Theresa May’in koltuğuna oturan Johnson’ın, İngiltere’de Brexit referandumuyla başlayan siyasi ve ekonomik belirsizliklere çözümler üretmesi gerekiyor. İngiltere’nin yeni Başbakanı Johnson, Downing Street 10 numaralı kapı önünde yaptığı ilk konuşmada, “Bana güvenin, her sorunu çözeceğim” diyordu.  

Boris Johnson’ın önündeki sorunlar dizisi öyle kolayca çözülebilecek konular değil. Çünkü, Brexit konusu, yalnızca İngiltere’nin sorunu değil. Brexit kamuflajının arka planında, küresel aktörler arasında, küresel egemenlik konusunda amansız bir savaş yaşanmakta. Bu savaş, karşılıklı cephelerde yar alan küresel aktörlerin kimlikleri ve amaçları nedeniyle, bütün dünya ülkelerini yakından ilgilendiriyor. 

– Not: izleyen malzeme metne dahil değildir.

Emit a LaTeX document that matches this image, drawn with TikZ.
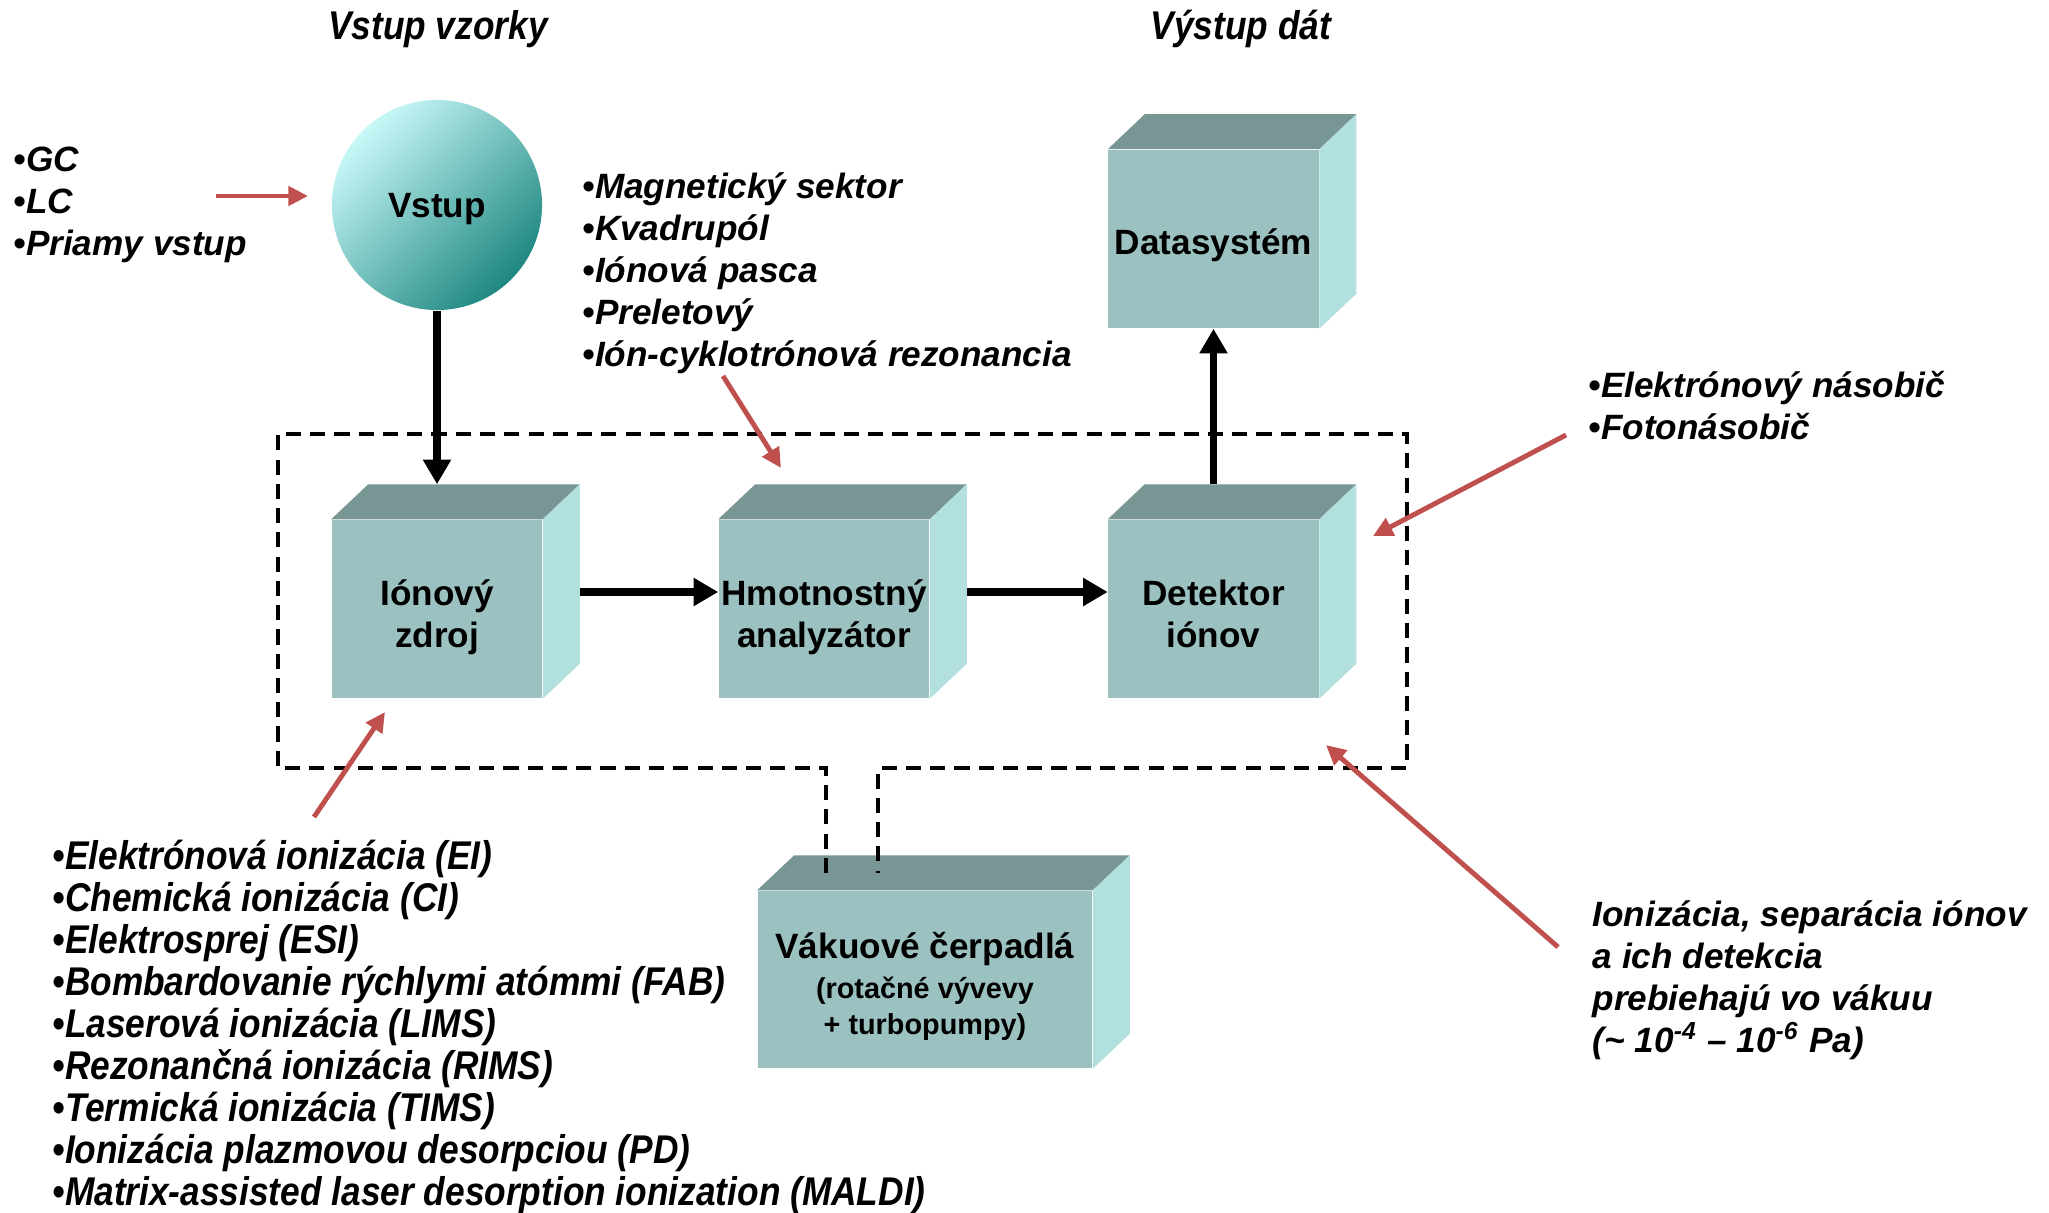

Boris’e muhalefet edenler, özellikle İngiltere’nin Pentagon’un dümen suyuna girerek, İran savaşında taraf olma tehlikesine dikkat çekiyorlar.

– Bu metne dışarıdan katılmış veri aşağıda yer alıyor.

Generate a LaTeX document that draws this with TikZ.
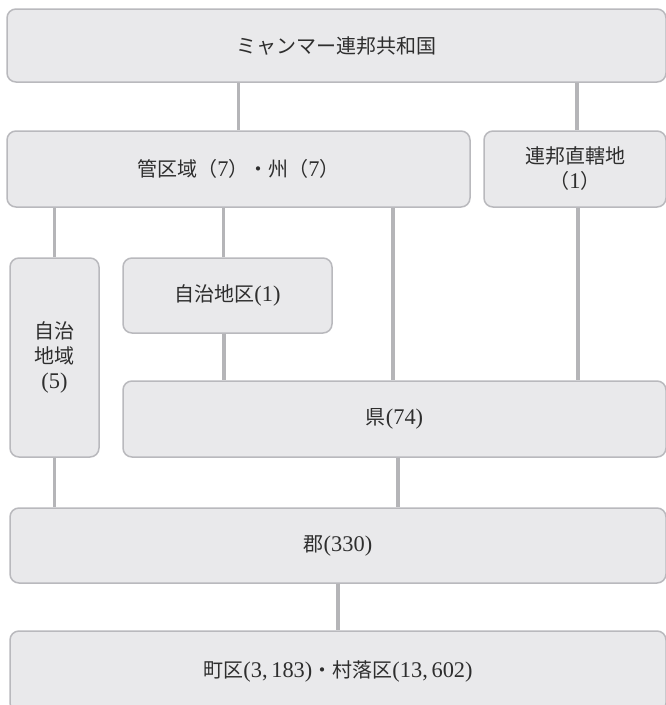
\documentclass[tikz,border=0pt]{standalone}
\usepackage{fontspec}
\setmainfont{Liberation Serif}[Scale=1.12]
\newfontfamily\jp{Noto Sans CJK JP}
\newcommand\J[1]{{\jp #1}}
\definecolor{boxfill}{HTML}{E9E9EB}
\definecolor{boxline}{HTML}{B9B9BD}
\definecolor{connc}{HTML}{B5B5B8}
\definecolor{txt}{HTML}{2E2E2E}
\begin{document}
\begin{tikzpicture}[x=1pt,y=-1pt,
  box/.style={draw=boxline, fill=boxfill, line width=1.5pt, rounded corners=9pt,
    text=txt, font=\fontsize{20}{25}\selectfont, align=center, inner sep=0pt},
  conn/.style={draw=connc, line width=3.2pt}]
\useasboundingbox (0,0) rectangle (666,705);
\node[box, minimum width=659pt, minimum height=73pt] (top) at (336.5,45.5) {\J{ミャンマー連邦共和国}};
\node[box, minimum width=463pt, minimum height=76pt] (kan) at (238.5,169) {\J{管区域（}7\J{）・州（}7\J{）}};
\node[box, minimum width=182pt, minimum height=76pt] (ren) at (575,169) {\J{連邦直轄地}\\\J{（}1\J{）}};
\node[box, minimum width=89pt, minimum height=199pt] (jichi) at (54.5,357.5) {\J{自治}\\\J{地域}\\(5)};
\node[box, minimum width=209pt, minimum height=75pt] (jk) at (227.5,295.5) {\J{自治地区}(1)};
\node[box, minimum width=543pt, minimum height=76pt] (ken) at (394.5,419) {\J{県}(74)};
\node[box, minimum width=656pt, minimum height=75pt] (gun) at (338,545.5) {\J{郡}(330)};
\node[box, minimum width=656pt, minimum height=81pt] (cho) at (338,671.5) {\J{町区}(3,\,183)\J{・村落区}(13,\,602)};
% connectors
\draw[conn] (kan.north) -- (kan.north |- top.south);
\path ([xshift=2pt]ren.north) coordinate (r1);
\draw[conn] (r1) -- (r1 |- top.south);
\draw[conn] (jichi.north) -- (jichi.north |- kan.south);
\path ([xshift=-4pt]jk.north) coordinate (k1);
\draw[conn] (k1) -- (k1 |- kan.south);
\path ([xshift=-1.5pt]ken.north) coordinate (k2);
\draw[conn] (k2) -- (k2 |- kan.south);
\path ([xshift=3pt]ren.south) coordinate (r2);
\draw[conn] (r2) -- (r2 |- ken.north);
\path ([xshift=-3.5pt]jk.south) coordinate (k3);
\draw[conn] (k3) -- (k3 |- ken.north);
\draw[conn] (jichi.south) -- (jichi.south |- gun.north);
\path ([xshift=3.5pt]ken.south) coordinate (k4);
\draw[conn] (k4) -- (k4 |- gun.north);
\draw[conn] (gun.south) -- (gun.south |- cho.north);
\end{tikzpicture}
\end{document}
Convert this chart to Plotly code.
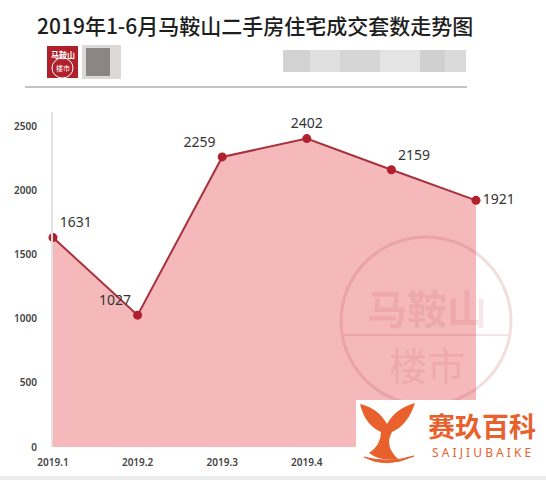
import plotly.graph_objects as go

months = ["2019.1", "2019.2", "2019.3", "2019.4", "2019.5", "2019.6"]
deals = [1631, 1027, 2259, 2402, 2159, 1921]
label_pos = ["top right", "top left", "top left", "top center", "top right", "middle right"]
y_ticks = [0, 500, 1000, 1500, 2000, 2500]

W, H = 546, 480
L, R, T, B = 53, 16, 112, 33
PW, PH = W - L - R, H - T - B


def px(x):
    return (x - L) / PW


def py(y):
    return (H - B - y) / PH


xs = list(range(len(months)))

fig = go.Figure()
fig.add_trace(go.Scatter(
    x=xs, y=deals, mode="lines+markers+text",
    fill="tozeroy", fillcolor="#F5B8BB",
    line=dict(color="#A8323C", width=2),
    marker=dict(color="#B0202E", size=9),
    text=[str(v) for v in deals], textposition=label_pos,
    textfont=dict(family="Noto Sans", size=14, color="#333333"),
    cliponaxis=False, showlegend=False, hoverinfo="skip",
))

shapes = []
annotations = []


def ann(x, y, text, size, color, family="Noto Sans CJK SC", weight=None):
    f = dict(family=family, size=size, color=color)
    if weight:
        f["weight"] = weight
    annotations.append(dict(xref="paper", yref="paper", x=px(x), y=py(y), text=text, showarrow=False,
                            xanchor="center", yanchor="middle", font=f))


def rect(x0, x1, y0, y1, color):
    shapes.append(dict(type="rect", xref="paper", yref="paper", x0=px(x0), x1=px(x1), y0=py(y1), y1=py(y0),
                       fillcolor=color, line=dict(width=0), layer="above"))


# title
ann(255, 25, "2019年1-6月马鞍山二手房住宅成交套数走势图", 21, "#1e1e1e", weight=500)

# header logo
rect(47, 78, 46, 78, "#B0202A")
shapes.append(dict(type="circle", xref="paper", yref="paper", x0=px(52), x1=px(73), y0=py(78), y1=py(58),
                   fillcolor="rgba(0,0,0,0)", line=dict(color="white", width=1), layer="above"))
ann(62.5, 55, "<b>马鞍山</b>", 8, "white")
ann(62.5, 68, "楼市", 7, "white")
# blurred blocks
rect(82, 121, 45, 79, "#dcd9d9")
rect(86, 110, 48, 76, "#8c8585")
for x0, x1, c in [(283, 310, "#d2d2d2"), (310, 340, "#e0e0e0"), (340, 380, "#d6d6d6"),
                  (380, 420, "#e4e4e4"), (420, 445, "#d0d0d0"), (445, 466, "#dadada")]:
    rect(x0, x1, 50, 72, c)
shapes.append(dict(type="line", xref="paper", yref="paper", x0=px(25), x1=px(467), y0=py(87), y1=py(87),
                   line=dict(color="#8a8a8a", width=1), layer="above"))

# watermark
shapes.append(dict(type="circle", xref="paper", yref="paper", x0=px(341), x1=px(511), y0=py(405), y1=py(237),
                   fillcolor="rgba(0,0,0,0)", line=dict(color="rgba(190,70,80,0.18)", width=3), layer="above"))
shapes.append(dict(type="line", xref="paper", yref="paper", x0=px(344), x1=px(508), y0=py(335), y1=py(335),
                   line=dict(color="rgba(190,70,80,0.15)", width=2), layer="above"))
ann(427, 307, "<b>马鞍山</b>", 40, "rgba(190,70,80,0.13)")
ann(427, 363, "楼市", 38, "rgba(190,70,80,0.12)")

# bottom-right logo box
rect(356, 546, 400, 466, "white")


def path(pts):
    s = "M {:.4f},{:.4f}".format(px(pts[0][0]), py(pts[0][1]))
    i = 1
    while i < len(pts):
        (cx, cy), (ex, ey) = pts[i], pts[i + 1]
        s += " Q {:.4f},{:.4f} {:.4f},{:.4f}".format(px(cx), py(cy), px(ex), py(ey))
        i += 2
    return s + " Z"


tail = [(360, 404), (378, 408), (387, 424), (396, 408), (415, 403), (408, 425), (392, 432),
        (384, 446), (398, 459), (381, 462), (369, 453), (381, 445), (381, 432), (365, 425), (360, 404)]
shapes.append(dict(type="path", xref="paper", yref="paper", path=path(tail),
                   fillcolor="#E8612C", line=dict(width=0), layer="above"))
wave = [(364, 457), (386, 469), (414, 456), (388, 464), (364, 457)]
shapes.append(dict(type="path", xref="paper", yref="paper", path=path(wave),
                   fillcolor="#E8612C", line=dict(color="#E8612C", width=1), layer="above"))
ann(482, 425, "<b>赛玖百科</b>", 27, "#E8612C")
ann(481, 452, "S A I J I U B A I K E", 12, "#E8612C", family="Noto Sans")

# bottom strip
rect(0, 546, 476, 480, "#ececec")

fig.update_layout(
    width=W, height=H, margin=dict(l=L, r=R, t=T, b=B),
    paper_bgcolor="white", plot_bgcolor="white",
    shapes=shapes, annotations=annotations,
    xaxis=dict(range=[0, PW / 84.6], tickvals=xs, ticktext=months, showgrid=False, zeroline=False,
               showline=False, ticks="", ticklabelstandoff=8,
               tickfont=dict(family="Noto Sans", size=10, color="#444444", weight=600),
               fixedrange=True),
    yaxis=dict(range=[0, 2609], tickvals=y_ticks, showgrid=False, zeroline=False,
               showline=True, linecolor="#e2e2e2", linewidth=2, ticks="",
               ticklabelstandoff=12, tickfont=dict(family="Noto Sans", size=10, color="#444444", weight=600),
               fixedrange=True),
)

fig.write_html("out.html")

İngiltere’nin AB’den ayrılma (BREXİT) sürecini yönetemeyerek istifa etmek zorunda kalan Başbakan Theresa May’in koltuğuna “Bizim Boris” Johnson oturdu. 

“Bizim Boris” dememizin nedeni, İngiltere’nin yeni başbakanının yabancımız olmamasından kaynaklanıyor. Boris Johnson, Osmanlı İmparatorluğu’nun öldürülen son Dahiliye Nazırı Ali Kemal’in torunu Stanley Johnson’ın oğlu. Damat Ferit Paşa hükümetlerinde Dahiliye ve Maarif nazırlıkları yapan Ali Kemal’in babası Hacı Ahmet Rıza Efendi de, Çankırı’nın Kalafat Köyü’nden..

Theresa May’in koltuğuna oturan Johnson’ın, İngiltere’de Brexit referandumuyla başlayan siyasi ve ekonomik belirsizliklere çözümler üretmesi gerekiyor. İngiltere’nin yeni Başbakanı Johnson, Downing Street 10 numaralı kapı önünde yaptığı ilk konuşmada, “Bana güvenin, her sorunu çözeceğim” diyordu.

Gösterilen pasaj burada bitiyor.